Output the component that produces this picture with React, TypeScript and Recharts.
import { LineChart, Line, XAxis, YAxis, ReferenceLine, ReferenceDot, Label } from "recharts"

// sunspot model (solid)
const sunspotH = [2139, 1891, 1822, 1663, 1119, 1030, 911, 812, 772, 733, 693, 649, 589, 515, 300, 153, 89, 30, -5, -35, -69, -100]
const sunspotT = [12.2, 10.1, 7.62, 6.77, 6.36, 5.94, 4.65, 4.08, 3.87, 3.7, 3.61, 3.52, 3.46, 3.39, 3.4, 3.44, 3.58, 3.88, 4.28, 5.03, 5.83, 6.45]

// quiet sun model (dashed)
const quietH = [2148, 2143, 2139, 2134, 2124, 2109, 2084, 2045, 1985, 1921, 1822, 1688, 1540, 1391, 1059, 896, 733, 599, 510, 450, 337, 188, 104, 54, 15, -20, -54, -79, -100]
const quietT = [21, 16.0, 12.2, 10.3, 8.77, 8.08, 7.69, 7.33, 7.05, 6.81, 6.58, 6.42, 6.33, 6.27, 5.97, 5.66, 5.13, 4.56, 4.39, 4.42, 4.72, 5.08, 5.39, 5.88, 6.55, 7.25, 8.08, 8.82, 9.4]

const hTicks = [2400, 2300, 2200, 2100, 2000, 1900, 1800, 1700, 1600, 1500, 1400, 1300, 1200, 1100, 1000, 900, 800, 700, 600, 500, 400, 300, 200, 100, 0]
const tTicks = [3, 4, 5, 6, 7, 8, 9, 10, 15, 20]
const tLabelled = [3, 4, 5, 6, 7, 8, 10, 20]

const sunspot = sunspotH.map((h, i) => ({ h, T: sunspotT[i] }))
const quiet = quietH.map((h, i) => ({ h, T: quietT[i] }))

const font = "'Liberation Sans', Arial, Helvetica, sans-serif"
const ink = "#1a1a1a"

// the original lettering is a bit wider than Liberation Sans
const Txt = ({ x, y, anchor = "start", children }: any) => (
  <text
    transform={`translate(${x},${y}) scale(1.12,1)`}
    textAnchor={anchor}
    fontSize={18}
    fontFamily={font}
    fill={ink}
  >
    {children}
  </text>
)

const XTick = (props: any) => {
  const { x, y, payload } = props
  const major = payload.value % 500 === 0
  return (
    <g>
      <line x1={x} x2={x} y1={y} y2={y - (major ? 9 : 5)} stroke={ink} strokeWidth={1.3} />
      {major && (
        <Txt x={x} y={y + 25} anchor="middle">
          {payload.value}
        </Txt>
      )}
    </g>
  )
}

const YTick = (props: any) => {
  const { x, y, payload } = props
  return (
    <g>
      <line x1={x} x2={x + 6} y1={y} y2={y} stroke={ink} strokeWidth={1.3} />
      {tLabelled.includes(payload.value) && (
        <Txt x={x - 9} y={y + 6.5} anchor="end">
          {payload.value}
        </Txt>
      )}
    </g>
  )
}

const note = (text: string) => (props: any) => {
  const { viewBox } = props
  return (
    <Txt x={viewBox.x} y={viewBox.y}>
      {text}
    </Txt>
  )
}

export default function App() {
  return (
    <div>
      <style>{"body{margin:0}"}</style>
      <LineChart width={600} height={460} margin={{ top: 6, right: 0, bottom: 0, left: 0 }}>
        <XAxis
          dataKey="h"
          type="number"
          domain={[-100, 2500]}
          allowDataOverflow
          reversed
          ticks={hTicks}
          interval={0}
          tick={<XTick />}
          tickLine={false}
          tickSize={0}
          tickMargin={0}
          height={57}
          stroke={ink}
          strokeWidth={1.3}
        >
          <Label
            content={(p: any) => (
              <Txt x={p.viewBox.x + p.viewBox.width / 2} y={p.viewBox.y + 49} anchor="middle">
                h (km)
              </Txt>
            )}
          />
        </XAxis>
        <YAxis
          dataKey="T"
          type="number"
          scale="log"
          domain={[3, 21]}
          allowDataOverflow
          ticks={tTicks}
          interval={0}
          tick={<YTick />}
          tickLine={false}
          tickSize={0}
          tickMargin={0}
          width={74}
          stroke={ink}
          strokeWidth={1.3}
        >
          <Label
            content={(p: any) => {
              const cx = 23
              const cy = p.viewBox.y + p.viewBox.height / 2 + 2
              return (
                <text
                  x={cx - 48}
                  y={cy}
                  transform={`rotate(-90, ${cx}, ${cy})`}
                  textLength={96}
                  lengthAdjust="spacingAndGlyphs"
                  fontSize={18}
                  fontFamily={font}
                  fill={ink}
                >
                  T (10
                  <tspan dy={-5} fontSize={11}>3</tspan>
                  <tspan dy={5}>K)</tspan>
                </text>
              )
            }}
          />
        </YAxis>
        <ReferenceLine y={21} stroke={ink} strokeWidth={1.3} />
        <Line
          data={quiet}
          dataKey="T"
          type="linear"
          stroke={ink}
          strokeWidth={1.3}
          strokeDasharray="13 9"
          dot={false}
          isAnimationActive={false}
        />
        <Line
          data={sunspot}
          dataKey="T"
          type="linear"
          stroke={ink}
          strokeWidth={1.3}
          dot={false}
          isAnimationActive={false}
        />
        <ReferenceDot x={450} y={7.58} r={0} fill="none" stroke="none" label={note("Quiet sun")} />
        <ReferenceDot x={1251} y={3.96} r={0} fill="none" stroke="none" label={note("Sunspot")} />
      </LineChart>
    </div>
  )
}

[GIVEN INSTRUCTION] Write the listing out again, exactly as it reads.

[SOLUTION TO THE PROBLEM]
Output the component that produces this picture with React, TypeScript and Recharts.
import { LineChart, Line, XAxis, YAxis, ReferenceLine, ReferenceDot, Label } from "recharts"

// sunspot model (solid)
const sunspotH = [2139, 1891, 1822, 1663, 1119, 1030, 911, 812, 772, 733, 693, 649, 589, 515, 300, 153, 89, 30, -5, -35, -69, -100]
const sunspotT = [12.2, 10.1, 7.62, 6.77, 6.36, 5.94, 4.65, 4.08, 3.87, 3.7, 3.61, 3.52, 3.46, 3.39, 3.4, 3.44, 3.58, 3.88, 4.28, 5.03, 5.83, 6.45]

// quiet sun model (dashed)
const quietH = [2148, 2143, 2139, 2134, 2124, 2109, 2084, 2045, 1985, 1921, 1822, 1688, 1540, 1391, 1059, 896, 733, 599, 510, 450, 337, 188, 104, 54, 15, -20, -54, -79, -100]
const quietT = [21, 16.0, 12.2, 10.3, 8.77, 8.08, 7.69, 7.33, 7.05, 6.81, 6.58, 6.42, 6.33, 6.27, 5.97, 5.66, 5.13, 4.56, 4.39, 4.42, 4.72, 5.08, 5.39, 5.88, 6.55, 7.25, 8.08, 8.82, 9.4]

const hTicks = [2400, 2300, 2200, 2100, 2000, 1900, 1800, 1700, 1600, 1500, 1400, 1300, 1200, 1100, 1000, 900, 800, 700, 600, 500, 400, 300, 200, 100, 0]
const tTicks = [3, 4, 5, 6, 7, 8, 9, 10, 15, 20]
const tLabelled = [3, 4, 5, 6, 7, 8, 10, 20]

const sunspot = sunspotH.map((h, i) => ({ h, T: sunspotT[i] }))
const quiet = quietH.map((h, i) => ({ h, T: quietT[i] }))

const font = "'Liberation Sans', Arial, Helvetica, sans-serif"
const ink = "#1a1a1a"

// the original lettering is a bit wider than Liberation Sans
const Txt = ({ x, y, anchor = "start", children }: any) => (
  <text
    transform={`translate(${x},${y}) scale(1.12,1)`}
    textAnchor={anchor}
    fontSize={18}
    fontFamily={font}
    fill={ink}
  >
    {children}
  </text>
)

const XTick = (props: any) => {
  const { x, y, payload } = props
  const major = payload.value % 500 === 0
  return (
    <g>
      <line x1={x} x2={x} y1={y} y2={y - (major ? 9 : 5)} stroke={ink} strokeWidth={1.3} />
      {major && (
        <Txt x={x} y={y + 25} anchor="middle">
          {payload.value}
        </Txt>
      )}
    </g>
  )
}

const YTick = (props: any) => {
  const { x, y, payload } = props
  return (
    <g>
      <line x1={x} x2={x + 6} y1={y} y2={y} stroke={ink} strokeWidth={1.3} />
      {tLabelled.includes(payload.value) && (
        <Txt x={x - 9} y={y + 6.5} anchor="end">
          {payload.value}
        </Txt>
      )}
    </g>
  )
}

const note = (text: string) => (props: any) => {
  const { viewBox } = props
  return (
    <Txt x={viewBox.x} y={viewBox.y}>
      {text}
    </Txt>
  )
}

export default function App() {
  return (
    <div>
      <style>{"body{margin:0}"}</style>
      <LineChart width={600} height={460} margin={{ top: 6, right: 0, bottom: 0, left: 0 }}>
        <XAxis
          dataKey="h"
          type="number"
          domain={[-100, 2500]}
          allowDataOverflow
          reversed
          ticks={hTicks}
          interval={0}
          tick={<XTick />}
          tickLine={false}
          tickSize={0}
          tickMargin={0}
          height={57}
          stroke={ink}
          strokeWidth={1.3}
        >
          <Label
            content={(p: any) => (
              <Txt x={p.viewBox.x + p.viewBox.width / 2} y={p.viewBox.y + 49} anchor="middle">
                h (km)
              </Txt>
            )}
          />
        </XAxis>
        <YAxis
          dataKey="T"
          type="number"
          scale="log"
          domain={[3, 21]}
          allowDataOverflow
          ticks={tTicks}
          interval={0}
          tick={<YTick />}
          tickLine={false}
          tickSize={0}
          tickMargin={0}
          width={74}
          stroke={ink}
          strokeWidth={1.3}
        >
          <Label
            content={(p: any) => {
              const cx = 23
              const cy = p.viewBox.y + p.viewBox.height / 2 + 2
              return (
                <text
                  x={cx - 48}
                  y={cy}
                  transform={`rotate(-90, ${cx}, ${cy})`}
                  textLength={96}
                  lengthAdjust="spacingAndGlyphs"
                  fontSize={18}
                  fontFamily={font}
                  fill={ink}
                >
                  T (10
                  <tspan dy={-5} fontSize={11}>3</tspan>
                  <tspan dy={5}>K)</tspan>
                </text>
              )
            }}
          />
        </YAxis>
        <ReferenceLine y={21} stroke={ink} strokeWidth={1.3} />
        <Line
          data={quiet}
          dataKey="T"
          type="linear"
          stroke={ink}
          strokeWidth={1.3}
          strokeDasharray="13 9"
          dot={false}
          isAnimationActive={false}
        />
        <Line
          data={sunspot}
          dataKey="T"
          type="linear"
          stroke={ink}
          strokeWidth={1.3}
          dot={false}
          isAnimationActive={false}
        />
        <ReferenceDot x={450} y={7.58} r={0} fill="none" stroke="none" label={note("Quiet sun")} />
        <ReferenceDot x={1251} y={3.96} r={0} fill="none" stroke="none" label={note("Sunspot")} />
      </LineChart>
    </div>
  )
}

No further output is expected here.